On Fri, Sep 17, 2021 at 10:05 PM Luis Chamberlain mcgrof@kernel.org wrote:
When sysfs attributes use a lock also used on module removal we can race to deadlock. This happens when for instance a sysfs file on a driver is used, then at the same time we have module removal call trigger. The module removal call code holds a lock, and then the sysfs file entry waits for the same lock. While holding the lock the module removal tries to remove the sysfs entries, but these cannot be removed yet as one is waiting for a lock. This won't complete as the lock is already held. Likewise module removal cannot complete, and so we deadlock.
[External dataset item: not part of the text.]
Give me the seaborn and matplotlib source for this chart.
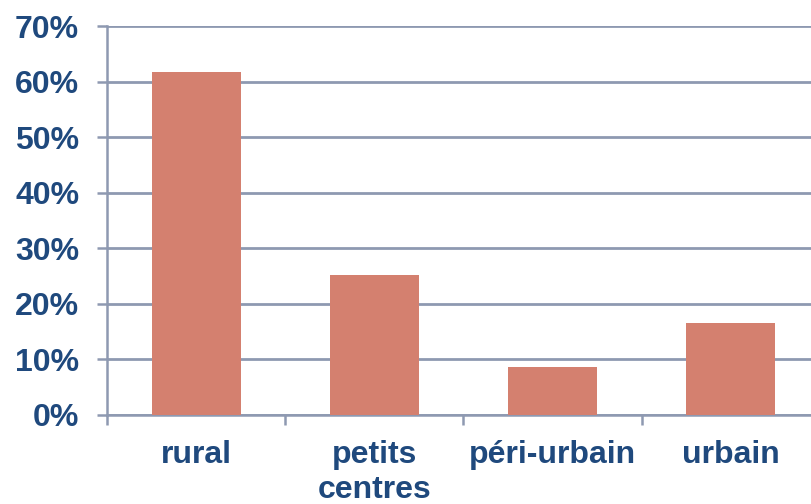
import matplotlib
matplotlib.use("Agg")
import matplotlib.pyplot as plt
import seaborn as sns
import pandas as pd
from matplotlib.ticker import FuncFormatter, FixedLocator

categories = ["rural", "petits\ncentres", "péri-urbain", "urbain"]
values = [0.617, 0.252, 0.086, 0.165]
yticks = [0.0, 0.1, 0.2, 0.3, 0.4, 0.5, 0.6, 0.7]

sns.set_theme(style="white")
plt.rcParams["font.family"] = ["Liberation Sans", "DejaVu Sans"]

text_color = "#1F497D"
grid_color = "#8E99B1"
bar_color = "#D4806F"

df = pd.DataFrame({"zone": categories, "part": values})

fig = plt.figure(figsize=(8.12, 5.04), dpi=100)
ax = fig.add_axes([107 / 812, 89 / 504, 713 / 812, 389 / 504])

sns.barplot(data=df, x="zone", y="part", color=bar_color, width=0.5,
            saturation=1, ax=ax, zorder=3, linewidth=0)

ax.set_xlim(-0.5, 3.5)
ax.set_ylim(0, 0.7)
ax.set_yticks(yticks)
ax.yaxis.set_major_formatter(FuncFormatter(lambda v, p: f"{round(v * 100)}%"))
ax.grid(axis="y", color=grid_color, linewidth=2, zorder=0)
ax.set_axisbelow(True)

for s in ["top", "right"]:
    ax.spines[s].set_visible(False)
for s in ["left", "bottom"]:
    ax.spines[s].set_color(grid_color)
    ax.spines[s].set_linewidth(1.8)

ax.set_xlabel("")
ax.set_ylabel("")

ax.tick_params(axis="y", which="major", direction="out", length=7, width=1.8,
               color=grid_color, pad=13, labelsize=23, labelcolor=text_color, left=True)
ax.tick_params(axis="x", which="major", length=0, pad=18, labelsize=23,
               labelcolor=text_color)
ax.xaxis.set_minor_locator(FixedLocator([-0.5, 0.5, 1.5, 2.5, 3.5]))
ax.tick_params(axis="x", which="minor", direction="out", length=7, width=1.8,
               color=grid_color, bottom=True)

for lab in ax.get_xticklabels() + ax.get_yticklabels():
    lab.set_fontweight("bold")

fig.savefig("out.png", dpi=100)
This can now be easily reproducible with our sysfs selftest as follows:
./tools/testing/selftests/sysfs/sysfs.sh -t 0027
To fix this we extend the struct kernfs_node with a module reference and use the try_module_get() after kernfs_get_active() is called which protects integrity and the existence of the kernfs node during the operation.
So long as the kernfs node is protected with kernfs_get_active() we know we can rely on its contents. And, as now just documented in the previous patch, we also now know that once kernfs_get_active() is called the module is also guarded to exist and cannot be removed.
If try_module_get() fails we fail the operation on the kernfs node.
We use a try method as a full lock means we'd then make our sysfs attributes busy us out from possible module removal, and so userspace could force denying module removal, a silly form of "DOS" against module removal. A try lock on the module removal ensures we give priority to module removal and interacting with sysfs attributes only comes second. Using a full lock could mean for instance that if you don't stop poking at sysfs files you cannot remove a module.
Races between removal of sysfs files and the module are not possible given sysfs files are created by the same module, and when a sysfs file is being used kernfs prevents removal of the sysfs file. So if module removal is actually happening the removal would have to wait until the sysfs file operation is complete.
This deadlock was first reported with the zram driver, however the live patching folks have acknowledged they have observed this as well with live patching, when a live patch is removed. I was then able to reproduce easily by creating a dedicated selftests.
A sketch of how this can happen follows:
CPU A CPU B whatever_store() module_unload mutex_lock(foo) mutex_lock(foo) del_gendisk(zram->disk); device_del() device_remove_groups()
This flow seems possible to trigger with:
echo $dev > /sys/bus/$bus/drivers/$driver/unbind
I am missing why module pinning is part of the solution when it's the device_del() path that is racing? Module removal is just a more coarse grained way to trigger unbind => device_del(). Isn't the above a bug in the driver, not missing synchronization in kernfs? Forgive me if the unbind question was asked and answered elsewhere, this is my first time taking a look at this series.